For my first post, I’d like to share a brief snapshot from the past year, which explains the name of the blog. Although I’m starting on a high note, and my hope is to keep the overall content of the blog positive, please know that I will not white wash anything. Part of my goal in sharing these experiences is to encourage other families that they are not alone. And without honesty, genuine connections can’t be made. Cheers to being real and looking for the best in every situation!
On July 25, 2016, Maddie was diagnosed with a genetic condition called 1p36, which is a type of chromosome deletion. It’s a fairly rare condition, and was discovered through genetic testing that we underwent after we found that she is Epileptic. She was eight months old, and up to that point we’d had no reason to think that she might have developmental issues. But with this diagnosis came a long list of predictions for her future. Everything from eyesight and hearing loss, to physical and mental limitations. With one phone call our lives were turned upside down. I felt like I didn’t know my own baby. To say that we were devastated would be an understatement.
As we tried to see through the fog, my husband, Nate, reached out to our pastor and asked if the elders would pray over Maddie. The next Sunday we met in a small back room in the nursery with five or six men who were leaders in the church. We tearfully explained the situation as best we could with the limited information we’d read online. I’m sure that we didn’t make much sense, but they understood well enough to comfort and pray with us. I remember so clearly the encouragement that one of the pastors spoke: Every time we [as a church] ask God for something, he comes back with more than we asked or expected. He gave an example of a woman who needed some financial assistance, and after praying, she had all of her needs met- and then some! Through my haze I believed that God was certainly capable of all things. But it seemed that God would need to work a miracle to make things okay in our situation. Without a miracle, how could something that was genetically caused be fixed???

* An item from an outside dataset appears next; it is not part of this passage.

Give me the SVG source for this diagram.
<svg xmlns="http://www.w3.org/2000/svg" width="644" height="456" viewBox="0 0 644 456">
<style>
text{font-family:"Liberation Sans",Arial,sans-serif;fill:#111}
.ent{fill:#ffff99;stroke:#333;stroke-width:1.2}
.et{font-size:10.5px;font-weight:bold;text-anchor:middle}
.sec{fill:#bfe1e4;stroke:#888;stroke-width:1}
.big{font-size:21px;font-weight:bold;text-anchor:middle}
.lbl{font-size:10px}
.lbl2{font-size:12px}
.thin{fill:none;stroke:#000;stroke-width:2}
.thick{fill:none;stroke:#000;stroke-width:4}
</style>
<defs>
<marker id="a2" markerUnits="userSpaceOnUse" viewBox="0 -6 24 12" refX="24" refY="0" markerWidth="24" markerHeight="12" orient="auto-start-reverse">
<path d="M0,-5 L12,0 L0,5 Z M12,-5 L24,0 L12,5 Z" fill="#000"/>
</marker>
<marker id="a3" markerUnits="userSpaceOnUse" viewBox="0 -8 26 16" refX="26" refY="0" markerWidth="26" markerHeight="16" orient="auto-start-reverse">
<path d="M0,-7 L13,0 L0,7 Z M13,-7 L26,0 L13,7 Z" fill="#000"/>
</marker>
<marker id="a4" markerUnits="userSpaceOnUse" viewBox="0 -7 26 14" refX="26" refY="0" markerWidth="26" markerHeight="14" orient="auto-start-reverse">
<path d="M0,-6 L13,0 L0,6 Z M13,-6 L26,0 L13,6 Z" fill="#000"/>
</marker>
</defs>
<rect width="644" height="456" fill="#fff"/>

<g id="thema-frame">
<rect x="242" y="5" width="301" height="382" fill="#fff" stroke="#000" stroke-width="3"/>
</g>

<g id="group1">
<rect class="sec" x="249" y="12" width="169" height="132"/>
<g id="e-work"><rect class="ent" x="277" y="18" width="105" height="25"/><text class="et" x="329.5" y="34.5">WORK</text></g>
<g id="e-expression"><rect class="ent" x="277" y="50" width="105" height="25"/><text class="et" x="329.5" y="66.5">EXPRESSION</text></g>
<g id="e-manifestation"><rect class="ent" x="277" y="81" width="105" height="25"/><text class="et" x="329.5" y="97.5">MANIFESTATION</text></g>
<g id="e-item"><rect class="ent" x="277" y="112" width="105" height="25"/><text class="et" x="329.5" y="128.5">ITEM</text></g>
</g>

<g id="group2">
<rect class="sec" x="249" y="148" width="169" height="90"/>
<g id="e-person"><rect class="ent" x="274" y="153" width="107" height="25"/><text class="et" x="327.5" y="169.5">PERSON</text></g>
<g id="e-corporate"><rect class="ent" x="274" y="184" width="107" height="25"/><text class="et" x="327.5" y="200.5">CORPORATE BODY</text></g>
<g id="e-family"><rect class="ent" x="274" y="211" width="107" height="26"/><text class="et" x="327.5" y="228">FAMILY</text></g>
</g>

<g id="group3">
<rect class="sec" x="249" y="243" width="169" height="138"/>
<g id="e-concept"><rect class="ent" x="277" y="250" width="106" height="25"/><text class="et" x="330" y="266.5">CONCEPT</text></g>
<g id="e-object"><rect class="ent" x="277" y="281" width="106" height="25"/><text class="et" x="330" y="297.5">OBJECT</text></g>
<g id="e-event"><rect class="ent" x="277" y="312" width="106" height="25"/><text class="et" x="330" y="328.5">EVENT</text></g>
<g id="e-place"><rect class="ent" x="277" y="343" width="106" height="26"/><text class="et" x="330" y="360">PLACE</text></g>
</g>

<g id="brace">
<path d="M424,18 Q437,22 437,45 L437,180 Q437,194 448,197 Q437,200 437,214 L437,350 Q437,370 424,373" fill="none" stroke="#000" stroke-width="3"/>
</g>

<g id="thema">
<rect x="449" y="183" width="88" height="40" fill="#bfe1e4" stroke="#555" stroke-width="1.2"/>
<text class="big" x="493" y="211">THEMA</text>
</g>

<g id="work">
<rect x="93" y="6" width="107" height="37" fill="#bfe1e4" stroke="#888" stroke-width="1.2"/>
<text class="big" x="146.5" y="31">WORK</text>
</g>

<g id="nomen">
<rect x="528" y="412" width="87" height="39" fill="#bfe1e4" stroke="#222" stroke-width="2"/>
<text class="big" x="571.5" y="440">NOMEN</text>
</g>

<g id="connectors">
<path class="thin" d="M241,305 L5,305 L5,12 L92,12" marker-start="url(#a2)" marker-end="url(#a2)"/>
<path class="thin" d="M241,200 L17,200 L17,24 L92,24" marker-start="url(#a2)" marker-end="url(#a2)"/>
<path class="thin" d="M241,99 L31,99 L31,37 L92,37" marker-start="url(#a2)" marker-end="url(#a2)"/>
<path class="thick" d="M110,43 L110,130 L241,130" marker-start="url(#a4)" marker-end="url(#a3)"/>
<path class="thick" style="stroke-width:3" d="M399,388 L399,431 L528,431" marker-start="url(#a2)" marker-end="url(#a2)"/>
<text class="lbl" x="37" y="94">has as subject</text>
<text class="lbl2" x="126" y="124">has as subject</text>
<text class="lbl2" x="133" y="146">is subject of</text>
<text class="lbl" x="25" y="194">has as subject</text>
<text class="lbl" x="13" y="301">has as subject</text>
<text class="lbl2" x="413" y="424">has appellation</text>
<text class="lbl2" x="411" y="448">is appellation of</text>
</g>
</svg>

Over the months I continued to pray. But my prayers sometimes ended half way through the sentence. I didn’t know how to pray. I didn’t know what to pray. I was heartbroken that my joyous little girl whom I loved so much might not reach the potential that I’d dreamt for her. It was in those times that I know other people were standing in the gap and praying for us. But then it dawned on me – even if I think it would take a miracle to heal Maddie, why wouldn’t I pray for a miracle? It’s our job, as parents, to pray continually for our children. So why not use my prayers to ask for complete healing of our Maddie? And so that’s what I began doing- everyday I pray for a miracle. And I wait and expect.
And then another thought occurred to me: Maybe a miracle has already been performed, but I’m too busy concentrating on what I perceive might be ‘wrong’ with Maddie to see it.

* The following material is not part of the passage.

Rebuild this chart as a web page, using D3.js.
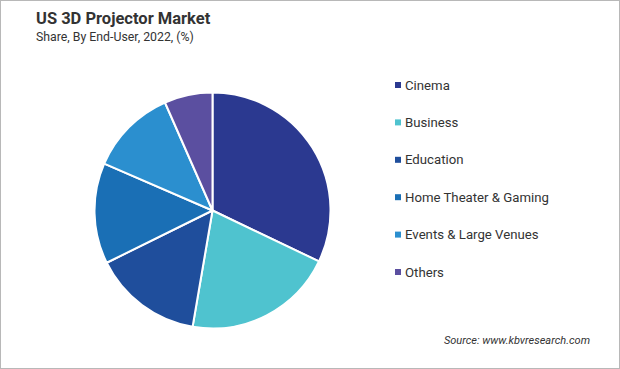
<!DOCTYPE html>
<html>
<head>
<meta charset="utf-8">
<script src="https://cdn.jsdelivr.net/npm/d3@7"></script>
<style>
  body { margin: 0; background: #fff; }
  svg { display: block; font-family: Roboto, "Noto Sans", sans-serif; }
</style>
</head>
<body>
<div class="chart"></div>
<script>
const categories = ["Cinema", "Business", "Education", "Home Theater & Gaming", "Events & Large Venues", "Others"]
const shares = [32.1, 20.6, 15.0, 13.8, 11.9, 6.6]
const sliceColors = ["#2b3990", "#4fc3cf", "#1f4e9c", "#1a6fb5", "#2b8fcf", "#5b4fa0"]

const width = 620, height = 369

const svg = d3.select(".chart").append("svg")
  .attr("width", width)
  .attr("height", height)

svg.append("rect")
  .attr("x", 0.5).attr("y", 0.5)
  .attr("width", width - 1).attr("height", height - 1)
  .attr("fill", "#fff")
  .attr("stroke", "#b8b8b8")

svg.append("text")
  .attr("x", 36).attr("y", 24)
  .attr("font-size", 16.5).attr("font-weight", "bold")
  .attr("fill", "#333")
  .text("US 3D Projector Market")

svg.append("text")
  .attr("x", 36).attr("y", 41)
  .attr("font-size", 12.3)
  .attr("fill", "#333")
  .text("Share, By End-User, 2022, (%)")

const data = categories.map((c, i) => ({name: c, value: shares[i]}))

const color = d3.scaleOrdinal().domain(categories).range(sliceColors)

const pie = d3.pie().sort(null).value(d => d.value)
const arc = d3.arc().innerRadius(0).outerRadius(118)

const g = svg.append("g")
  .attr("transform", "translate(212.5,210.5)")

g.selectAll("path")
  .data(pie(data))
  .enter()
  .append("path")
  .attr("d", arc)
  .attr("fill", d => color(d.data.name))
  .attr("stroke", "#fff")
  .attr("stroke-width", 2)
  .attr("stroke-linejoin", "round")

// legend
const legendY = d3.scalePoint().domain(categories).range([85, 272])

const legend = svg.append("g")
  .selectAll("g")
  .data(categories)
  .enter()
  .append("g")
  .attr("transform", d => `translate(395, ${legendY(d)})`)

legend.append("rect")
  .attr("x", 0).attr("y", -3)
  .attr("width", 6).attr("height", 6)
  .attr("fill", d => color(d))

legend.append("text")
  .attr("x", 10).attr("dy", "0.35em")
  .attr("font-size", 13.2)
  .attr("fill", "#333")
  .text(d => d)

svg.append("text")
  .attr("x", 590).attr("y", 344)
  .attr("text-anchor", "end")
  .attr("font-size", 11)
  .attr("font-style", "italic")
  .attr("fill", "#333")
  .text("Source: www.kbvresearch.com")
</script>
</body>
</html>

After all, if we go down the list of typical characteristics of individuals with 1p36, many do not apply to Maddie. As far as we can tell, her eye sight and hearing are great. She doesn’t have many of the facial features characteristic of the condition. Her seizures are well controlled on medication. And according to her cardiologist, her heart condition has been fully corrected with a procedure that she had in August. Sure, there are definitely other issues that we’re going through. But to realize how well she is doing is to realize how blessed we are. And how God has and is working miracles in our little Mads everyday.